Wandering Thoughts archives

2009-02-22

Internet scale security: the impact of cheapness

Ten years ago or so, mass login and password guessing attacks were essentially a non-issue; old news, an attack whose time had passed not only because everyone knew how to counter them but because they had such a low payoff that no one bothered doing the tedious work (and if someone did, you pitied them).

Then the Internet happened and everything changed. Suddenly mass password guessing attacks were not a theoretical issue; instead, they were cluttering up your logs every day. This happened not because mass password guessing had gotten any more effective and successful, but because the Internet had made it dirt cheap. If you were a cracker with a bunch of compromised machines that you weren't doing anything particularly important with, starting up a brute force ssh scanner cost you essentially nothing and might get you a nice payoff.

Or in short: cheapness makes low-probability and even low-payoff mass attacks worthwhile, and the Internet has delivered cheap computing to attackers.
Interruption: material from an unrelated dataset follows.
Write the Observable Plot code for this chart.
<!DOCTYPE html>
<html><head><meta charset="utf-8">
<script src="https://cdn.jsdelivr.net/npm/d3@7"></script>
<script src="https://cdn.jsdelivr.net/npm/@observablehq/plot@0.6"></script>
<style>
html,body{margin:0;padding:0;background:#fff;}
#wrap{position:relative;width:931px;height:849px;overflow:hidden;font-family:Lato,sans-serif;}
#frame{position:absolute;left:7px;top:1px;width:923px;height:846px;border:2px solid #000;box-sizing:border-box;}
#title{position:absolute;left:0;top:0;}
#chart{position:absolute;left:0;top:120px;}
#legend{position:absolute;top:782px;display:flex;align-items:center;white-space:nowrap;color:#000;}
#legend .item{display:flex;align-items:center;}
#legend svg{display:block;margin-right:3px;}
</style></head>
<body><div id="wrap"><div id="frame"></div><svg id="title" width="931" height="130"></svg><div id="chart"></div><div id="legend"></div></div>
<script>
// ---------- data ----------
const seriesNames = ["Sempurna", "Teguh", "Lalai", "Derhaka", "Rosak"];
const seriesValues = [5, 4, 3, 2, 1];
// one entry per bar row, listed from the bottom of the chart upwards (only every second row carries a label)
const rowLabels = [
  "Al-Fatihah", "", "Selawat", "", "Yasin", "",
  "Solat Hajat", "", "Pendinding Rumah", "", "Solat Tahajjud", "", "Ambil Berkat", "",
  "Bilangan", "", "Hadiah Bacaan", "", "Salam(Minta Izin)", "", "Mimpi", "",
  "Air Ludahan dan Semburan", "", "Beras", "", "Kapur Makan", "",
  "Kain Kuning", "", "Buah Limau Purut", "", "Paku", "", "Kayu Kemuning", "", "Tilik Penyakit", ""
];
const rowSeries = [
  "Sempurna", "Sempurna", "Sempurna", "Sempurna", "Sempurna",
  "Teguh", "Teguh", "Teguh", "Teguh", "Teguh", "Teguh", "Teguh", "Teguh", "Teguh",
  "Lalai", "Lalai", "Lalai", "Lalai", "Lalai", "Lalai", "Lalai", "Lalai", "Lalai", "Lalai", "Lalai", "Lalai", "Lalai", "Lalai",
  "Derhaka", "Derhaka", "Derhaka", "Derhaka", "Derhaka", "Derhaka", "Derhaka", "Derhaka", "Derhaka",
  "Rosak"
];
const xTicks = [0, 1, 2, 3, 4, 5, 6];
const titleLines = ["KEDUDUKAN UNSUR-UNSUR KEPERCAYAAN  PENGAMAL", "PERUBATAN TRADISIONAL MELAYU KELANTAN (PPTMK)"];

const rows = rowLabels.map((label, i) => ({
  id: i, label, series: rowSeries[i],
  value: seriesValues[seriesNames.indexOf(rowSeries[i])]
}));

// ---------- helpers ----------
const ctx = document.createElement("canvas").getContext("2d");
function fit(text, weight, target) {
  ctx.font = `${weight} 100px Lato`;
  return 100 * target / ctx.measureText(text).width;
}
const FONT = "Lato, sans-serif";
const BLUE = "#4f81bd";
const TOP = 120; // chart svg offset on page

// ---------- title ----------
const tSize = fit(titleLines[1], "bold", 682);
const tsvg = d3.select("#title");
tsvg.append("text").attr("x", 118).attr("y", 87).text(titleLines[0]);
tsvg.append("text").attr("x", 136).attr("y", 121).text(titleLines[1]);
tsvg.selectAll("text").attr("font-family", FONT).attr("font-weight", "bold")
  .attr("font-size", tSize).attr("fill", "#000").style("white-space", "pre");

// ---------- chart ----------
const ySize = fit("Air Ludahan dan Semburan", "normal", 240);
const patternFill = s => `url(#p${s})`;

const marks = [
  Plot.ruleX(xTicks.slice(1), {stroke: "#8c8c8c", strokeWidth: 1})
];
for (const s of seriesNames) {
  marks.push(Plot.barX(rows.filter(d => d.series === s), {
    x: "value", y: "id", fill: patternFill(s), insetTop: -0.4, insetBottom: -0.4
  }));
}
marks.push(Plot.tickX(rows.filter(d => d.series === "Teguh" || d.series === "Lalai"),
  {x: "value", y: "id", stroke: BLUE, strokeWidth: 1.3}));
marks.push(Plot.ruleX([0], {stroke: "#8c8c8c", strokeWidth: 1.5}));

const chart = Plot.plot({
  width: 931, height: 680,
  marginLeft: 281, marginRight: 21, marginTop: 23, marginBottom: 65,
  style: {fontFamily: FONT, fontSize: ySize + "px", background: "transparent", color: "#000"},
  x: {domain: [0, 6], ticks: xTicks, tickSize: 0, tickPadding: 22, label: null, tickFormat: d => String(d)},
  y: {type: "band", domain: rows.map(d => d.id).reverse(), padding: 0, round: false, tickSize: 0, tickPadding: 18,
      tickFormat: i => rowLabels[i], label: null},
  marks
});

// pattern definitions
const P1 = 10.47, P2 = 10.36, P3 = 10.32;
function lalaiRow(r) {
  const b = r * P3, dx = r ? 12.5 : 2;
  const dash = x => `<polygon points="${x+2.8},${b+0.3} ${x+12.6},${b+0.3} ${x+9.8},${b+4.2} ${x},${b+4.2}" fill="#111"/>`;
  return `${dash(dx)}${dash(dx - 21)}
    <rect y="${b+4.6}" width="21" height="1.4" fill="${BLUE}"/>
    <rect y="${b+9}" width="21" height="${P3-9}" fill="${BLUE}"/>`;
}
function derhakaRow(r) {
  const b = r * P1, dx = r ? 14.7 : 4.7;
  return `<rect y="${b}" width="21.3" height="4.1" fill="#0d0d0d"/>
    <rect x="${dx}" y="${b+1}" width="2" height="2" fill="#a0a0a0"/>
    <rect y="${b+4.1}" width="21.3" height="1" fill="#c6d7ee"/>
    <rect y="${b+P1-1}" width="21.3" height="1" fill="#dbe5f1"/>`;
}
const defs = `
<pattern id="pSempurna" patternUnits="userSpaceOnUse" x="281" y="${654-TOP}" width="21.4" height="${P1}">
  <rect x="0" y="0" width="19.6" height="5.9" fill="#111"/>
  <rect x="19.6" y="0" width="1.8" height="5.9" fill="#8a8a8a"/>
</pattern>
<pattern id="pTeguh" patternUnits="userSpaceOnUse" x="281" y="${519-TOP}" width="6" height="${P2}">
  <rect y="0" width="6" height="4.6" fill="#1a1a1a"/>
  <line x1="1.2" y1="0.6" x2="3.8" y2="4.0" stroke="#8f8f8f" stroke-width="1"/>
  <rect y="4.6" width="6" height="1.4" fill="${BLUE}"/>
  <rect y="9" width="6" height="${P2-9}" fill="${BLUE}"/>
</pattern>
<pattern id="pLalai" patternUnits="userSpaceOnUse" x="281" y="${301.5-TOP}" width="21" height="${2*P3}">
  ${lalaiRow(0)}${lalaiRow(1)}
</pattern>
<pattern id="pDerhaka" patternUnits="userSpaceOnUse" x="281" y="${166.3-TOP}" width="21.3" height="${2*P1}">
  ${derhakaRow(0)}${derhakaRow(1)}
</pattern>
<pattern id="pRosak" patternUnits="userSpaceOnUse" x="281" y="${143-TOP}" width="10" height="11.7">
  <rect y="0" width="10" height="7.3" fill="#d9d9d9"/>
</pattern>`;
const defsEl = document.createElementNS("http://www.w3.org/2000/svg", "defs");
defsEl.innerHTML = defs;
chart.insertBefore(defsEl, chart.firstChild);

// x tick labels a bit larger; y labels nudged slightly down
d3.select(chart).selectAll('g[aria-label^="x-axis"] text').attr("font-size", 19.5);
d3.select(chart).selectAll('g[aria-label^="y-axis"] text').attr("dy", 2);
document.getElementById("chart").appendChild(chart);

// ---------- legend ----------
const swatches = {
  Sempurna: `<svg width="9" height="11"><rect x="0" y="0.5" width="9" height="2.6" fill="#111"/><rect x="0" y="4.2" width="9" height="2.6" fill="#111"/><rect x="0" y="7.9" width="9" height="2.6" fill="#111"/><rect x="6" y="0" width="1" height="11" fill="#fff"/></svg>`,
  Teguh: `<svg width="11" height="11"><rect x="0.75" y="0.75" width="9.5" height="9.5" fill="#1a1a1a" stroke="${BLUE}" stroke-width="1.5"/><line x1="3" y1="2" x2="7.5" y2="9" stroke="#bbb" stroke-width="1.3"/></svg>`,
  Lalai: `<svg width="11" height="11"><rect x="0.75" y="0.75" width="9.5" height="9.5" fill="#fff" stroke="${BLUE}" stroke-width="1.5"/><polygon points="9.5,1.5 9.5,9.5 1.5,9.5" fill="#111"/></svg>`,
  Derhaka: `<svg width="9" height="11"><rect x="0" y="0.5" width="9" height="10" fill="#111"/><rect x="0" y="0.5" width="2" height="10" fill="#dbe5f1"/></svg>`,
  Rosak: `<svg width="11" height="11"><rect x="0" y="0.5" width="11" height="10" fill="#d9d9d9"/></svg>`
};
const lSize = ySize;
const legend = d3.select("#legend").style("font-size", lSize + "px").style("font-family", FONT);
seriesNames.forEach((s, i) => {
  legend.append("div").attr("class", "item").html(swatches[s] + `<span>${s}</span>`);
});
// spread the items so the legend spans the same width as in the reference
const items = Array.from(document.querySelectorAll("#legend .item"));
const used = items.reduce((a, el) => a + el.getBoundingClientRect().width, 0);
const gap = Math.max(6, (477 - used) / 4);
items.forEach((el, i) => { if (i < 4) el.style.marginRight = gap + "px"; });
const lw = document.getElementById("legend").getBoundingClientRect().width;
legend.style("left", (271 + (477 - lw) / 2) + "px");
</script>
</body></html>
These days, lots of cheap computing.

(In the larger scale of things, this is nothing new; probably everyone has heard the stories of bank frauds that involved taking the fractional cents on various interest payments, known as salami slicing.)

This means that you need to design security differently when you are designing a system on the Internet. At Internet scale, computing is cheap and readily available, and attacks are almost certainly cheap to mount; either they can be automated or they can be contracted out to low-wage places, making all sorts of things feasible that would normally be too much effort if done by hand by the primary attacker. And as we've seen with spam, if you can be exploited, sooner or later you will be; obscurity is not a defense if you have something that attackers want.

(One corollary is that you need to worry about even low-payoff attacks if they can be done against you in mass, and they probably can be. See, for example, this.)